As a game, I asked my Facebook friends to describe me in just one word. I didn't get many replies, but one response that I did get was the word "brave". When I asked the friend "Why, "brave?", this was her explanation...."Because of the whole losing weight/getting in better shape thing... even when u stumble u dont seem to lose hope & u are sharing it online - i dont think i could do all that!"


So, I thought about that for a little bit. I do consider myself to be brave....but for reasons unrelated (or is anything actually "unrelated") to my weight issue. I am brave, yes. And I've always been pretty open and honest with people. If someone is interested and bold enough to ask a question about me, I feel like they deserve to have an honest answer. But, it wasn't bravery which allowed me to take off on this weight loss journey. Nor was it bravery which is allowing me to expose myself to the readers of this blog. It was more a move of desperation. I absolutely have to get to the heart of the matter to succeed at this! There is no way I can make the changes needed to pull this off without delving into the reasons behind my thinking....and the thinking behind my behavior. I didn't start this with any other motive other than to find the support of people who could appreciate my endeavor, stand with me in moments of weakness, and celebrate with me at points of success. But....what I discovered through the comments made here publicly and directly to me privately, is that people can relate to the struggles I'm facing in getting the weight off. Some have also expressed an understanding as to how my mindset formed in the first place. These same people have begun to share their stories with me and have invited me to share in their walk. What an opportunity for me to learn and grow (while I shrink...LOL)!

I've learned that there are people out there who really do understand me, that I don't need to be embarrassed or ashamed, and that I can openly confess my thoughts and admit to my faults and struggles. 

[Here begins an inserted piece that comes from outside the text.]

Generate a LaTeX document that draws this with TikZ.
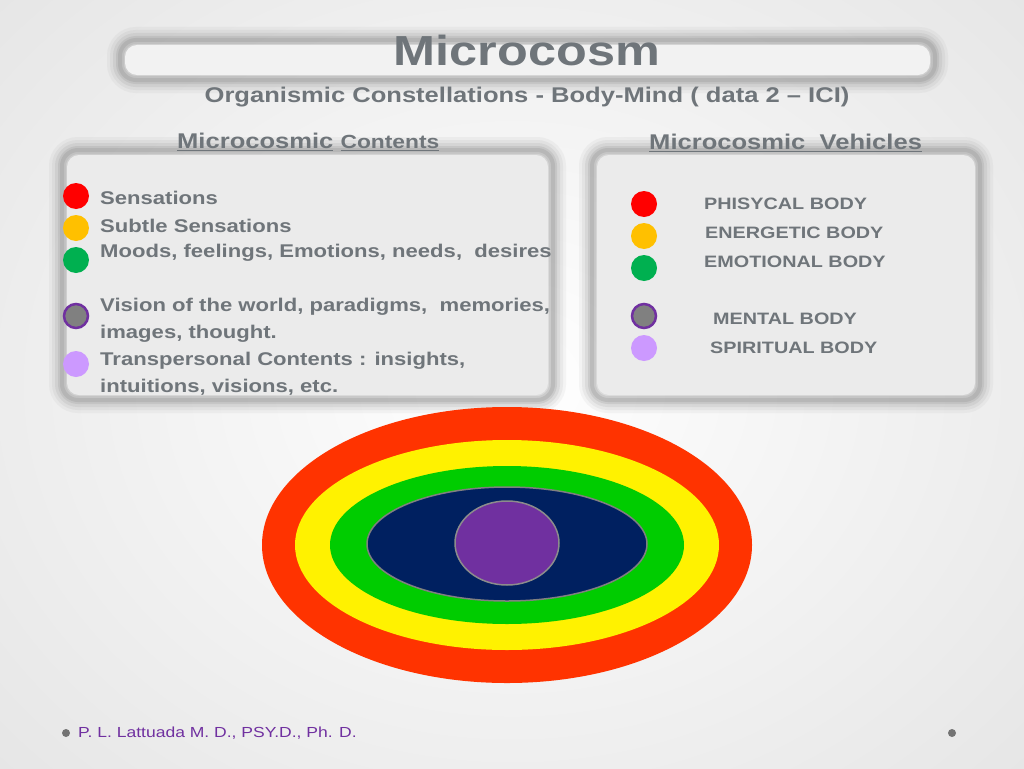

When I posted my first pic....I was completely embarrassed for people to see it. But, I know that it was just part of my healing. The first step. Admitting that I had completely lost control and documenting the affect that out-of-control behavior has had on my physical appearance. I had to have a starting point in order to measure my (tangible) success.
 

There are a lot of changes that must occur in my psyche in order for me to conquer this. I'm working on those changes daily. Some days I go gung-ho while, other days, I am much less enthusiastic. However, every day I'm noticing that my thinking is changing a bit, and although I'm currently having a very hard time with motivation, I'm (at least) standing my ground. I have not given up and am still assured that I will finish this journey and be at a weight that suits me (and I'll know what that is when I get there).
 

If I can encourage those who read my writings all the way, then that's just another benefit. Understanding that there are other men and women who have some of the same issues/feelings/emotions/battles as I do makes me feel like less of a disgrace. And EVERYONE who has a food addiction will agree with me.....feeling shameful only adds to the problem. That's why I've chosen to expose it all here. First...to open my own eyes to the issues that have brought me to this state of being. Second...to have documentation of my progress. Third...to gain much needed support and allies.
 

I thank you, my friend, for the word you chose to describe me. Any time we chose to be real with ourselves rather than run from painful truth...we will each be called brave.





2 comments:

  1. Cheri, Yes, you are brave. And, loving. And, hard-working. And, funny. And, intelligent. And, intuitive. And, honest. And, strong.

    I'm glad you are also my friend.

    Deb

    ReplyDelete
  2. Heh, I said you were brave ;) and I still think you are!